Une théorie psychanalytique centrée exclusivement sur la notion de représentation s'avère insuffisante. Rassemblant des travaux élaborés sur près de vingt ans, retravaillés et actualisés, auxquels s'ajoutent des textes inédits, les auteurs présentent une conception du psychique qui insiste sur l'inséparabilité du négatif, du trauma et du surgissement d'une intelligibilité ; ils s'intéressent à un processuel primordial de la vie psychique, dans l'indivision entre implosion négative et éclat hallucinatoire. Ainsi s'éclairent les voies décisives qui vont de la non-représentation à la figurabilité, de la trace amnésique, qui caractérise la mémoire sans souvenir, au rêve mémoire. Le travail de figurabilité de l'analyste, rendu possible par sa régression formelle lors de la séance, permet cet accès nécessaire à la mémoire sans souvenir, au sein d'un actuel qui n'appartient pas au présent et dont la continuité avec le passé n'est pas représentable.

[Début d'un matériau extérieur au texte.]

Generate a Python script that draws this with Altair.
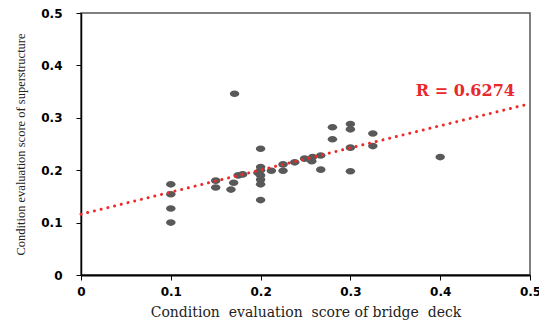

La première partie de l'ouvrage est centrée sur les rapports entre la figurabilité et le négatif et comporte en particulier des remarques importantes sur le négatif du cadre analytique et sur la non-représentation. Elle permet de définir la figurabilité et le travail de figurabilité, axe d'intérêt central des auteurs depuis 1983, qui a donné lieu à leur rapport au Congrès des psychanalystes de langue française en 2001. Lorsque dans des situations limites, de façon inattendue, la pensée de l'analyste régresse au-delà de l'attention flottante et tend à désinvestir ses représentations de mots, il peut surgir un accident de pensée, une rupture d'avec le monde des représentations, équivalent à l'état traumatique de non-représentation. Cet "accident" suppose un mouvement régrédient de convergence-cohérence qui trace de nouveaux liens dans la simultanéité des champs multiples et variés de la séance (discours ou agir de l'analysant, transfert - contre-transfert matériel perceptif actuel ou issu desséances antérieures). La capacité psychique d'un tel mouvement est la figurabilité, et son accomplissement, le travail de figurabilité dans lequel la régrédience de la pensée de l'analyste produit une "figure" qui ouvre la séance à une intelligibilité de la relation entre les deux psychismes fonctionnant en état régressif. L'aboutissement de ce travail en double est révélateur de ce qui, existant déjà chez l'analysant en état non-représentable, en négatif du trauma, peut enfin accéder à la représentation.
C'est sur cette dynamique du double que se centre la deuxième partie, qui s'intéresse à la carence auto-érotique du paranoïaque avant de présenter les caractéristiques du travail en double (reprise de l'article de 1995 sur la dynamique du double en séance publié dans une Monographie de la RFP consacrée au Double). La pensée animique permet de comprendre la double conviction "seulement dedans –aussi dehors" qui consiste à nier la perception de l'objet pour pouvoir l'investir dans la représentation, condition pour le retrouver dans la perception selon le double mouvement constitutif de l'épreuve de réalité. Dans certaines cures, la communauté dans la régression de la pensée peut aller jusqu'à un état pré-animique. L'analyse du fondement négatif du trauma, qui ouvre la troisième partie, permet de mieux saisir la problématique de l'hallucinatoire qui s'y trouve développée tandis que la quatrième partie propose une approche psychanalytique de la perception qui nous ramène à l'objet perdu de la satisfaction hallucinatoire et plus particulièrement à la trace originaire du manque. La prise en compte de l'hallucinatoire oblige ainsi à renouveler et à complexifier notre conception des rapports entre le perceptif et la causalité psychique.